START STORED DATA

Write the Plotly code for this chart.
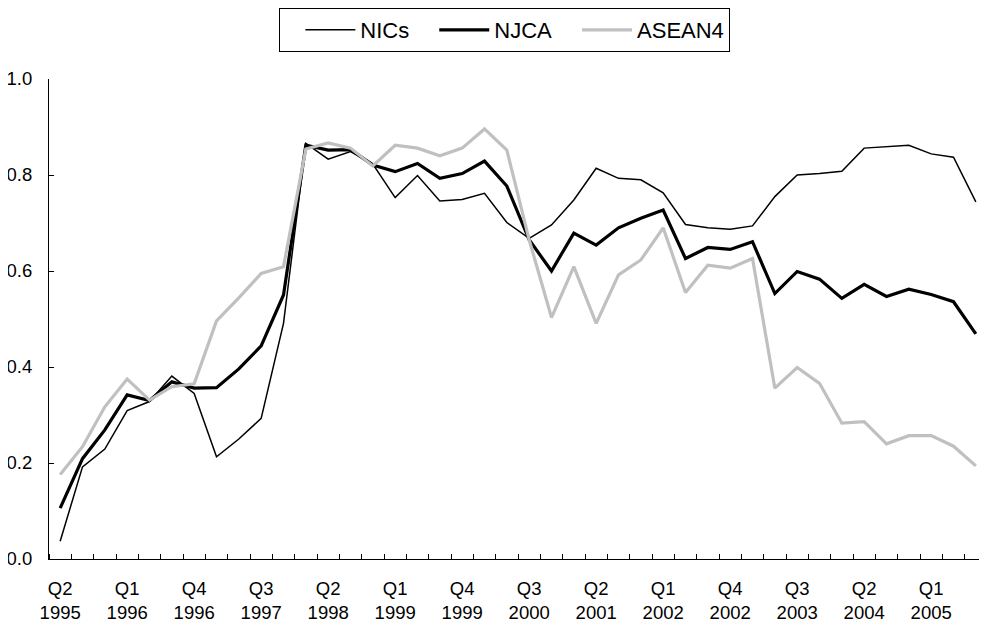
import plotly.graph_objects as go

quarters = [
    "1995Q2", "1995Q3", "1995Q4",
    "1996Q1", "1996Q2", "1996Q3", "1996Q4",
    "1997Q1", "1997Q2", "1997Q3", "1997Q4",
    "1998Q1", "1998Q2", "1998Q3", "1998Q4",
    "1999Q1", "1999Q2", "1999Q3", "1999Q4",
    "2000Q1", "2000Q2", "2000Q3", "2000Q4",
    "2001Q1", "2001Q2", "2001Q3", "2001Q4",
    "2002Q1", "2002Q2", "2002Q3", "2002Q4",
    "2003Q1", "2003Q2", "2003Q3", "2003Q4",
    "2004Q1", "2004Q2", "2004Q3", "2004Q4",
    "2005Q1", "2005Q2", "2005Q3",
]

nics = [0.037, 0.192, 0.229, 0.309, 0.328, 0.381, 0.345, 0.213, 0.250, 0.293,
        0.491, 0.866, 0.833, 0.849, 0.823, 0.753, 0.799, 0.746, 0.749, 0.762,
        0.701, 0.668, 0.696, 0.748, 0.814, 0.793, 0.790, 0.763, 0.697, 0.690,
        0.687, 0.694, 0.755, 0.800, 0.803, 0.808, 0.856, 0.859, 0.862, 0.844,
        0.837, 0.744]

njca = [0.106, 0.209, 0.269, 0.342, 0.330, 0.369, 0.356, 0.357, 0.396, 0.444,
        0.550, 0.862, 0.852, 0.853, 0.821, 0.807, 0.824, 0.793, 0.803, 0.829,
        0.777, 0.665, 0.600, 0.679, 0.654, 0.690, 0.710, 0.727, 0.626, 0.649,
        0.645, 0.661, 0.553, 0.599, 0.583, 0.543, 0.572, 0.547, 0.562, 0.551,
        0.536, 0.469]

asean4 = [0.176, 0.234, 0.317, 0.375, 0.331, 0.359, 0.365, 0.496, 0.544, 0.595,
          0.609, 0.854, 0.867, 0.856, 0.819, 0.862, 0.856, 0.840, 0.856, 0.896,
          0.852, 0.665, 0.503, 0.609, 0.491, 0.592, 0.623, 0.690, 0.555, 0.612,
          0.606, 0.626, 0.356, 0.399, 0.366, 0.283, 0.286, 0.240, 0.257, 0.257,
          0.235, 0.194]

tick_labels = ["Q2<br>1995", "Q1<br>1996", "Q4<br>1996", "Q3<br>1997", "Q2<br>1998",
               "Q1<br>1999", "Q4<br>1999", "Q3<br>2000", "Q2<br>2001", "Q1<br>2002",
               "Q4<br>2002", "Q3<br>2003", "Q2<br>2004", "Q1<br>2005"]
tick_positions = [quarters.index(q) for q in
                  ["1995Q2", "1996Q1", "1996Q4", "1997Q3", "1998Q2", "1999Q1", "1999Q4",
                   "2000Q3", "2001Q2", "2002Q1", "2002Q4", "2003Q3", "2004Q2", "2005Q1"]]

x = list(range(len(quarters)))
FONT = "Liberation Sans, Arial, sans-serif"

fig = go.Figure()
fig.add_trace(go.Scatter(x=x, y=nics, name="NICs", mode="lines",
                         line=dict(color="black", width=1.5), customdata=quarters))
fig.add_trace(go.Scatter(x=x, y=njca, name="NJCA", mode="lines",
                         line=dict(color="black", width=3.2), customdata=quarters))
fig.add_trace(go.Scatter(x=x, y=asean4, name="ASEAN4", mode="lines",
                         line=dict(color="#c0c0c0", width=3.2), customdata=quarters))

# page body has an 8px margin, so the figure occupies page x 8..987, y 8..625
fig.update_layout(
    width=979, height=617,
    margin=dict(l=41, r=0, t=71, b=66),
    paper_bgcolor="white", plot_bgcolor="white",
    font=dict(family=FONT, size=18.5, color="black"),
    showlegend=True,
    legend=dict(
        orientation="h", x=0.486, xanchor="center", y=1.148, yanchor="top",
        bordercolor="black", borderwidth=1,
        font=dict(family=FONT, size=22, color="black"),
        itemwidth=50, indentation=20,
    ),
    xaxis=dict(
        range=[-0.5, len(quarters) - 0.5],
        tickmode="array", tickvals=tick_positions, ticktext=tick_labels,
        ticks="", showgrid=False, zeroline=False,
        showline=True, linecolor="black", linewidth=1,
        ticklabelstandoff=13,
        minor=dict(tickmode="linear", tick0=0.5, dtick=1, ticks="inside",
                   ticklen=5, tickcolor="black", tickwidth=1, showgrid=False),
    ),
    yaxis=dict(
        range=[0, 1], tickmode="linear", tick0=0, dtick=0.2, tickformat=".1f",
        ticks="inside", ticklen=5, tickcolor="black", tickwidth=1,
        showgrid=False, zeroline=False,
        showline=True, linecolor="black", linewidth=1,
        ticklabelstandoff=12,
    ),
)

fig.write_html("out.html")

END STORED DATA
START STORED DATA

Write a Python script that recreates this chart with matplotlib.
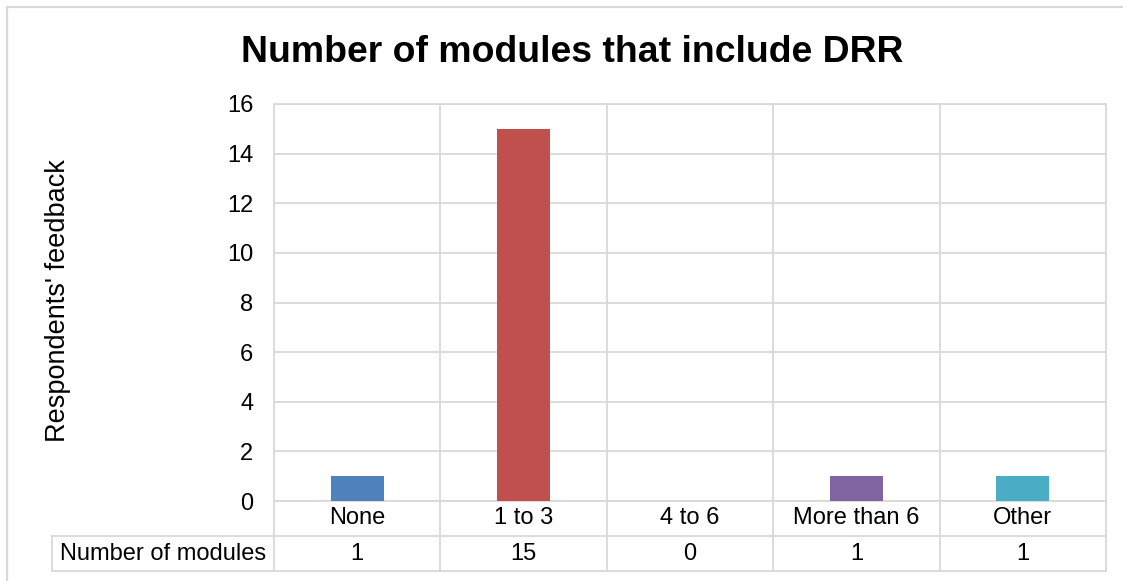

END STORED DATA

» SET PROBLEM: Pictures excluded, retype exactly the lines running from the one with "Write the Plotly code for this chart." through the one with "import plotly.graph_objects as go". Include both end lines and nothing more.

» EXERCISE SOLUTION:
Write the Plotly code for this chart.
import plotly.graph_objects as go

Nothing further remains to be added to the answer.